| WRITTEN INSTRUCTION |
Make an exact copy of the lines, leaving the pictures out.

"""

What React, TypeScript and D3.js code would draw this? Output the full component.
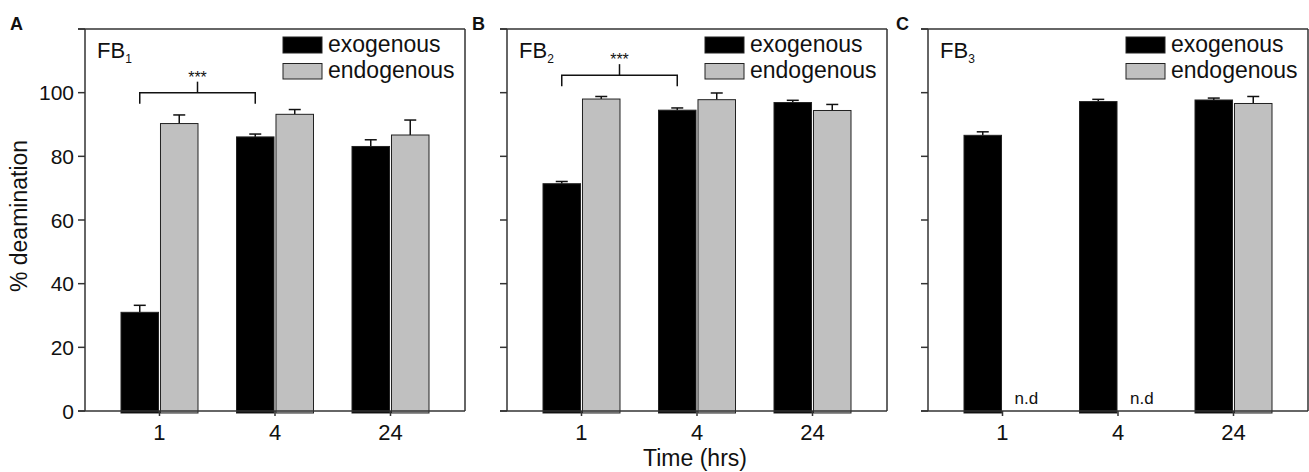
import React from 'react';
import * as d3 from 'd3';

// time points (hrs)
const categories = ['1', '4', '24'];
const series = ['exogenous', 'endogenous'];
const yTicks = [0, 20, 40, 60, 80, 100, 120];
const yLabels = [0, 20, 40, 60, 80, 100];

// % deamination, mean and upper error
const fb1Exo = [31.0, 86.1, 83.1];
const fb1ExoErr = [2.2, 0.9, 2.1];
const fb1Endo = [90.3, 93.2, 86.7];
const fb1EndoErr = [2.7, 1.5, 4.7];

const fb2Exo = [71.4, 94.5, 96.9];
const fb2ExoErr = [0.7, 0.7, 0.7];
const fb2Endo = [98.0, 97.8, 94.4];
const fb2EndoErr = [0.8, 2.1, 1.9];

const fb3Exo = [86.6, 97.2, 97.7];
const fb3ExoErr = [1.1, 0.7, 0.6];
const fb3Endo: (number | null)[] = [null, null, 96.6];
const fb3EndoErr = [0, 0, 2.2];

// significance brackets (from, to, level)
const fb1Sig = { from: '1', to: '4', level: 100, label: '***' };
const fb2Sig = { from: '1', to: '4', level: 105.5, label: '***' };

const font = 'Liberation Sans, Arial, Helvetica, sans-serif';
const W = 1309;
const H = 472;
const top = 29;
const bottom = 411;
const pw = 380;
const lefts = [85, 507, 928];
const axisColor = '#333';
const gray = '#c0c0c0';

const panels = [
  { id: 'A', sub: '1', exo: fb1Exo, exoErr: fb1ExoErr, endo: fb1Endo as (number | null)[], endoErr: fb1EndoErr, sig: fb1Sig, showLabels: true },
  { id: 'B', sub: '2', exo: fb2Exo, exoErr: fb2ExoErr, endo: fb2Endo as (number | null)[], endoErr: fb2EndoErr, sig: fb2Sig, showLabels: false },
  { id: 'C', sub: '3', exo: fb3Exo, exoErr: fb3ExoErr, endo: fb3Endo, endoErr: fb3EndoErr, sig: null, showLabels: false },
];

const y = d3.scaleLinear().domain([0, 120]).range([bottom, top]);
const x = d3.scalePoint<string>().domain(categories).range([0, pw]).padding(0.645);
const xs = d3.scaleBand<string>().domain(series).range([-38.5, 38.5]).paddingInner(0.05);

function Bar({ cx, v, e, fill }: { cx: number; v: number; e: number; fill: string }) {
  const bw = xs.bandwidth();
  const mid = cx + bw / 2;
  return (
    <g>
      <line x1={mid} x2={mid} y1={y(v)} y2={y(v + e)} stroke="#111" strokeWidth={1.5} />
      <line x1={mid - 6} x2={mid + 6} y1={y(v + e)} y2={y(v + e)} stroke="#111" strokeWidth={1.5} />
      <rect x={cx} y={y(v)} width={bw} height={y(0) - y(v) + 2} fill={fill} stroke="#222" strokeWidth={1} />
    </g>
  );
}

function Panel({ p, left }: { p: (typeof panels)[number]; left: number }) {
  const bw = xs.bandwidth();
  const exoX = (c: string) => (x(c) as number) + (xs('exogenous') as number);
  const endoX = (c: string) => (x(c) as number) + (xs('endogenous') as number);
  return (
    <g transform={`translate(${left},0)`}>
      {/* bars */}
      {categories.map((c, i) => (
        <g key={c}>
          <Bar cx={exoX(c)} v={p.exo[i]} e={p.exoErr[i]} fill="#000" />
          {p.endo[i] != null ? (
            <Bar cx={endoX(c)} v={p.endo[i] as number} e={p.endoErr[i]} fill={gray} />
          ) : (
            <text x={endoX(c) + 11} y={y(0) - 7} fontSize={17} fontFamily={font} fill="#111">n.d</text>
          )}
        </g>
      ))}
      {/* frame */}
      <line x1={0} x2={0} y1={top} y2={bottom} stroke={axisColor} strokeWidth={1.5} />
      <line x1={-7} x2={pw} y1={bottom} y2={bottom} stroke={axisColor} strokeWidth={1.5} />
      <line x1={-7} x2={pw} y1={top} y2={top} stroke={axisColor} strokeWidth={1.5} />
      <line x1={pw} x2={pw} y1={top} y2={bottom} stroke={axisColor} strokeWidth={1.5} />
      {yTicks.map((t) => (
        <line key={t} x1={-7} x2={0} y1={y(t)} y2={y(t)} stroke={axisColor} strokeWidth={1.5} />
      ))}
      {p.showLabels &&
        yLabels.map((t) => (
          <text key={t} x={-11} y={y(t)} dy="0.36em" textAnchor="end" fontSize={21} fontFamily={font} fill="#111">
            {t}
          </text>
        ))}
      {categories.map((c) => (
        <g key={c}>
          <line x1={x(c)} x2={x(c)} y1={bottom} y2={bottom + 5} stroke={axisColor} strokeWidth={1.5} />
          <text x={x(c)} y={bottom + 29} textAnchor="middle" fontSize={22} fontFamily={font} fill="#111">
            {c}
          </text>
        </g>
      ))}
      {/* FB label */}
      <text x={12} y={58} fontSize={22} fontFamily={font} fill="#111">
        FB
        <tspan fontSize={12} dy={5}>{p.sub}</tspan>
      </text>
      {/* legend */}
      <rect x={198} y={37} width={39} height={16} fill="#000" stroke="#222" />
      <text x={243} y={52} fontSize={23} fontFamily={font} fill="#111">exogenous</text>
      <rect x={198} y={63.5} width={39} height={15.5} fill={gray} stroke="#222" />
      <text x={243} y={78} fontSize={23} fontFamily={font} fill="#111">endogenous</text>
      {/* significance */}
      {p.sig && (() => {
        const x1 = exoX(p.sig.from) + bw / 2;
        const x2 = exoX(p.sig.to) + bw / 2;
        const yl = y(p.sig.level);
        const mx = (x1 + x2) / 2;
        return (
          <g fill="none" stroke="#111" strokeWidth={1.5}>
            <path d={`M${x1},${yl + 11}V${yl}H${x2}V${yl + 11}`} />
            <line x1={mx} x2={mx} y1={yl} y2={yl - 11} />
            <text x={mx} y={yl - 10} textAnchor="middle" fontSize={16} fontFamily={font} fill="#111" stroke="none">
              {p.sig.label}
            </text>
          </g>
        );
      })()}
      {/* panel letter */}
      <text x={-75 + (p.id === 'A' ? 0 : p.id === 'B' ? 40 : 43)} y={30} fontSize={18} fontWeight="bold" fontFamily={font} fill="#111">
        {p.id}
      </text>
    </g>
  );
}

export default function App() {
  return (
    <svg width={W} height={H} style={{ position: 'absolute', left: 0, top: 0, background: '#fff' }}>
      <rect width={W} height={H} fill="#fff" />
      {panels.map((p, i) => (
        <Panel key={p.id} p={p} left={lefts[i]} />
      ))}
      <text transform={`translate(27,216) rotate(-90)`} textAnchor="middle" fontSize={23} fontFamily={font} fill="#111">
        % deamination
      </text>
      <text x={695} y={466} textAnchor="middle" fontSize={23} fontFamily={font} fill="#111">
        Time (hrs)
      </text>
    </svg>
  );
}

"""

| PROBLEM SOLUTION |
What React, TypeScript and D3.js code would draw this? Output the full component.
import React from 'react';
import * as d3 from 'd3';

// time points (hrs)
const categories = ['1', '4', '24'];
const series = ['exogenous', 'endogenous'];
const yTicks = [0, 20, 40, 60, 80, 100, 120];
const yLabels = [0, 20, 40, 60, 80, 100];

// % deamination, mean and upper error
const fb1Exo = [31.0, 86.1, 83.1];
const fb1ExoErr = [2.2, 0.9, 2.1];
const fb1Endo = [90.3, 93.2, 86.7];
const fb1EndoErr = [2.7, 1.5, 4.7];

const fb2Exo = [71.4, 94.5, 96.9];
const fb2ExoErr = [0.7, 0.7, 0.7];
const fb2Endo = [98.0, 97.8, 94.4];
const fb2EndoErr = [0.8, 2.1, 1.9];

const fb3Exo = [86.6, 97.2, 97.7];
const fb3ExoErr = [1.1, 0.7, 0.6];
const fb3Endo: (number | null)[] = [null, null, 96.6];
const fb3EndoErr = [0, 0, 2.2];

// significance brackets (from, to, level)
const fb1Sig = { from: '1', to: '4', level: 100, label: '***' };
const fb2Sig = { from: '1', to: '4', level: 105.5, label: '***' };

const font = 'Liberation Sans, Arial, Helvetica, sans-serif';
const W = 1309;
const H = 472;
const top = 29;
const bottom = 411;
const pw = 380;
const lefts = [85, 507, 928];
const axisColor = '#333';
const gray = '#c0c0c0';

const panels = [
  { id: 'A', sub: '1', exo: fb1Exo, exoErr: fb1ExoErr, endo: fb1Endo as (number | null)[], endoErr: fb1EndoErr, sig: fb1Sig, showLabels: true },
  { id: 'B', sub: '2', exo: fb2Exo, exoErr: fb2ExoErr, endo: fb2Endo as (number | null)[], endoErr: fb2EndoErr, sig: fb2Sig, showLabels: false },
  { id: 'C', sub: '3', exo: fb3Exo, exoErr: fb3ExoErr, endo: fb3Endo, endoErr: fb3EndoErr, sig: null, showLabels: false },
];

const y = d3.scaleLinear().domain([0, 120]).range([bottom, top]);
const x = d3.scalePoint<string>().domain(categories).range([0, pw]).padding(0.645);
const xs = d3.scaleBand<string>().domain(series).range([-38.5, 38.5]).paddingInner(0.05);

function Bar({ cx, v, e, fill }: { cx: number; v: number; e: number; fill: string }) {
  const bw = xs.bandwidth();
  const mid = cx + bw / 2;
  return (
    <g>
      <line x1={mid} x2={mid} y1={y(v)} y2={y(v + e)} stroke="#111" strokeWidth={1.5} />
      <line x1={mid - 6} x2={mid + 6} y1={y(v + e)} y2={y(v + e)} stroke="#111" strokeWidth={1.5} />
      <rect x={cx} y={y(v)} width={bw} height={y(0) - y(v) + 2} fill={fill} stroke="#222" strokeWidth={1} />
    </g>
  );
}

function Panel({ p, left }: { p: (typeof panels)[number]; left: number }) {
  const bw = xs.bandwidth();
  const exoX = (c: string) => (x(c) as number) + (xs('exogenous') as number);
  const endoX = (c: string) => (x(c) as number) + (xs('endogenous') as number);
  return (
    <g transform={`translate(${left},0)`}>
      {/* bars */}
      {categories.map((c, i) => (
        <g key={c}>
          <Bar cx={exoX(c)} v={p.exo[i]} e={p.exoErr[i]} fill="#000" />
          {p.endo[i] != null ? (
            <Bar cx={endoX(c)} v={p.endo[i] as number} e={p.endoErr[i]} fill={gray} />
          ) : (
            <text x={endoX(c) + 11} y={y(0) - 7} fontSize={17} fontFamily={font} fill="#111">n.d</text>
          )}
        </g>
      ))}
      {/* frame */}
      <line x1={0} x2={0} y1={top} y2={bottom} stroke={axisColor} strokeWidth={1.5} />
      <line x1={-7} x2={pw} y1={bottom} y2={bottom} stroke={axisColor} strokeWidth={1.5} />
      <line x1={-7} x2={pw} y1={top} y2={top} stroke={axisColor} strokeWidth={1.5} />
      <line x1={pw} x2={pw} y1={top} y2={bottom} stroke={axisColor} strokeWidth={1.5} />
      {yTicks.map((t) => (
        <line key={t} x1={-7} x2={0} y1={y(t)} y2={y(t)} stroke={axisColor} strokeWidth={1.5} />
      ))}
      {p.showLabels &&
        yLabels.map((t) => (
          <text key={t} x={-11} y={y(t)} dy="0.36em" textAnchor="end" fontSize={21} fontFamily={font} fill="#111">
            {t}
          </text>
        ))}
      {categories.map((c) => (
        <g key={c}>
          <line x1={x(c)} x2={x(c)} y1={bottom} y2={bottom + 5} stroke={axisColor} strokeWidth={1.5} />
          <text x={x(c)} y={bottom + 29} textAnchor="middle" fontSize={22} fontFamily={font} fill="#111">
            {c}
          </text>
        </g>
      ))}
      {/* FB label */}
      <text x={12} y={58} fontSize={22} fontFamily={font} fill="#111">
        FB
        <tspan fontSize={12} dy={5}>{p.sub}</tspan>
      </text>
      {/* legend */}
      <rect x={198} y={37} width={39} height={16} fill="#000" stroke="#222" />
      <text x={243} y={52} fontSize={23} fontFamily={font} fill="#111">exogenous</text>
      <rect x={198} y={63.5} width={39} height={15.5} fill={gray} stroke="#222" />
      <text x={243} y={78} fontSize={23} fontFamily={font} fill="#111">endogenous</text>
      {/* significance */}
      {p.sig && (() => {
        const x1 = exoX(p.sig.from) + bw / 2;
        const x2 = exoX(p.sig.to) + bw / 2;
        const yl = y(p.sig.level);
        const mx = (x1 + x2) / 2;
        return (
          <g fill="none" stroke="#111" strokeWidth={1.5}>
            <path d={`M${x1},${yl + 11}V${yl}H${x2}V${yl + 11}`} />
            <line x1={mx} x2={mx} y1={yl} y2={yl - 11} />
            <text x={mx} y={yl - 10} textAnchor="middle" fontSize={16} fontFamily={font} fill="#111" stroke="none">
              {p.sig.label}
            </text>
          </g>
        );
      })()}
      {/* panel letter */}
      <text x={-75 + (p.id === 'A' ? 0 : p.id === 'B' ? 40 : 43)} y={30} fontSize={18} fontWeight="bold" fontFamily={font} fill="#111">
        {p.id}
      </text>
    </g>
  );
}

export default function App() {
  return (
    <svg width={W} height={H} style={{ position: 'absolute', left: 0, top: 0, background: '#fff' }}>
      <rect width={W} height={H} fill="#fff" />
      {panels.map((p, i) => (
        <Panel key={p.id} p={p} left={lefts[i]} />
      ))}
      <text transform={`translate(27,216) rotate(-90)`} textAnchor="middle" fontSize={23} fontFamily={font} fill="#111">
        % deamination
      </text>
      <text x={695} y={466} textAnchor="middle" fontSize={23} fontFamily={font} fill="#111">
        Time (hrs)
      </text>
    </svg>
  );
}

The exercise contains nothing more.